# Set problem
Skipping all pictures, set down the lines of the listing from the first through the one with "ax.spines['left'].set_linewidth(3.5)".

# Data provided
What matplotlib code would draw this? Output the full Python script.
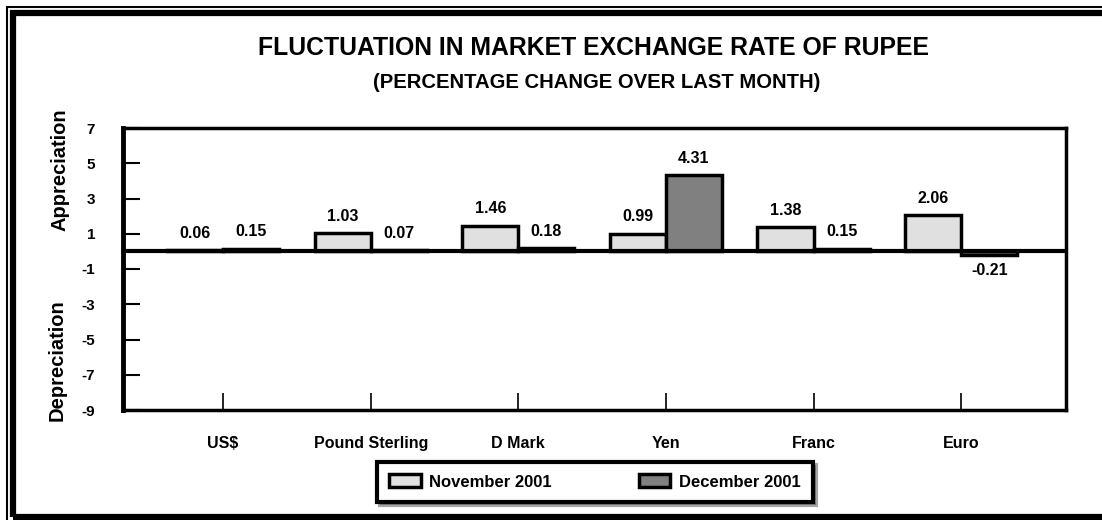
import matplotlib
matplotlib.use('Agg')
import matplotlib.pyplot as plt
import numpy as np
from matplotlib.patches import Rectangle

plt.rcParams['font.family'] = ['Liberation Sans', 'DejaVu Sans']
plt.rcParams['font.weight'] = 'bold'

currencies = ['US$', 'Pound Sterling', 'D Mark', 'Yen', 'Franc', 'Euro']
nov_2001 = [0.06, 1.03, 1.46, 0.99, 1.38, 2.06]
dec_2001 = [0.15, 0.07, 0.18, 4.31, 0.15, -0.21]
y_ticks = [7, 5, 3, 1, -1, -3, -5, -7, -9]

fig = plt.figure(figsize=(11.02, 5.2), dpi=100)
ax = fig.add_axes([123/1102, 1 - 410/520, (1066 - 123)/1102, (410 - 128)/520])

x = np.arange(len(currencies))
w = 0.38
b1 = ax.bar(x - w/2, nov_2001, w, color='#e0e0e0', edgecolor='black', linewidth=2.5,
            label='November 2001')
b2 = ax.bar(x + w/2, dec_2001, w, color='#808080', edgecolor='black', linewidth=2.5,
            label='December 2001')

for bars, vals in [(b1, nov_2001), (b2, dec_2001)]:
    for rect, v in zip(bars, vals):
        cx = rect.get_x() + rect.get_width()/2
        off = 17 if v >= 0 else -15
        ax.annotate('%.2f' % v, (cx, v), xytext=(0, off), textcoords='offset pixels',
                    ha='center', va='center', fontsize=11.5, fontweight='bold')

ax.axhline(0, color='black', linewidth=3)
ax.set_ylim(-9, 7)
ax.set_xlim(-0.678, 5.71)
ax.set_yticks(y_ticks)
ax.set_yticklabels([str(t) for t in y_ticks], fontsize=11, fontweight='bold')
ax.set_xticks(x)
ax.set_xticklabels(currencies, fontsize=11.5, fontweight='bold')
ax.tick_params(axis='y', direction='in', length=12, width=1.5, pad=20)
ax.tick_params(axis='x', direction='in', length=12, width=1.2, pad=19)
for s in ax.spines.values():
    s.set_linewidth(2.5)
ax.spines['left'].set_linewidth(3.5)

fig.text(593/1102, 1 - 48/520, 'FLUCTUATION IN MARKET EXCHANGE RATE OF RUPEE',
         ha='center', va='center', fontsize=17.8, fontweight='bold')
fig.text(597/1102, 1 - 83/520, '(PERCENTAGE CHANGE OVER LAST MONTH)',
         ha='center', va='center', fontsize=14.6, fontweight='bold')
fig.text(60/1102, 1 - 170/520, 'Appreciation', rotation=90, ha='center', va='center',
         fontsize=14.5, fontweight='bold')
fig.text(57/1102, 1 - 360/520, 'Depreciation', rotation=90, ha='center', va='center',
         fontsize=14.5, fontweight='bold')

leg = fig.legend(handles=[b1, b2], loc='center', ncol=2,
                 bbox_to_anchor=(595/1102, 1 - 482/520), frameon=True, fancybox=False,
                 shadow=True, handlelength=1.9, handleheight=0.8, handletextpad=0.5,
                 columnspacing=5.2, prop={'weight': 'bold', 'size': 12}, borderpad=0.75)
leg.get_frame().set_edgecolor('black')
leg.get_frame().set_linewidth(3)

# outer double border
fig.add_artist(Rectangle((7/1102, -0.1), 1.2, (520 - 7)/520 + 0.1, transform=fig.transFigure,
                         fill=False, edgecolor='black', linewidth=1.5))
fig.add_artist(Rectangle((13/1102, 3/520), 1.2, (520 - 13 - 3)/520, transform=fig.transFigure,
                         fill=False, edgecolor='black', linewidth=4.5))

fig.savefig('out.png', dpi=100)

# Complete response
What matplotlib code would draw this? Output the full Python script.
import matplotlib
matplotlib.use('Agg')
import matplotlib.pyplot as plt
import numpy as np
from matplotlib.patches import Rectangle

plt.rcParams['font.family'] = ['Liberation Sans', 'DejaVu Sans']
plt.rcParams['font.weight'] = 'bold'

currencies = ['US$', 'Pound Sterling', 'D Mark', 'Yen', 'Franc', 'Euro']
nov_2001 = [0.06, 1.03, 1.46, 0.99, 1.38, 2.06]
dec_2001 = [0.15, 0.07, 0.18, 4.31, 0.15, -0.21]
y_ticks = [7, 5, 3, 1, -1, -3, -5, -7, -9]

fig = plt.figure(figsize=(11.02, 5.2), dpi=100)
ax = fig.add_axes([123/1102, 1 - 410/520, (1066 - 123)/1102, (410 - 128)/520])

x = np.arange(len(currencies))
w = 0.38
b1 = ax.bar(x - w/2, nov_2001, w, color='#e0e0e0', edgecolor='black', linewidth=2.5,
            label='November 2001')
b2 = ax.bar(x + w/2, dec_2001, w, color='#808080', edgecolor='black', linewidth=2.5,
            label='December 2001')

for bars, vals in [(b1, nov_2001), (b2, dec_2001)]:
    for rect, v in zip(bars, vals):
        cx = rect.get_x() + rect.get_width()/2
        off = 17 if v >= 0 else -15
        ax.annotate('%.2f' % v, (cx, v), xytext=(0, off), textcoords='offset pixels',
                    ha='center', va='center', fontsize=11.5, fontweight='bold')

ax.axhline(0, color='black', linewidth=3)
ax.set_ylim(-9, 7)
ax.set_xlim(-0.678, 5.71)
ax.set_yticks(y_ticks)
ax.set_yticklabels([str(t) for t in y_ticks], fontsize=11, fontweight='bold')
ax.set_xticks(x)
ax.set_xticklabels(currencies, fontsize=11.5, fontweight='bold')
ax.tick_params(axis='y', direction='in', length=12, width=1.5, pad=20)
ax.tick_params(axis='x', direction='in', length=12, width=1.2, pad=19)
for s in ax.spines.values():
    s.set_linewidth(2.5)
ax.spines['left'].set_linewidth(3.5)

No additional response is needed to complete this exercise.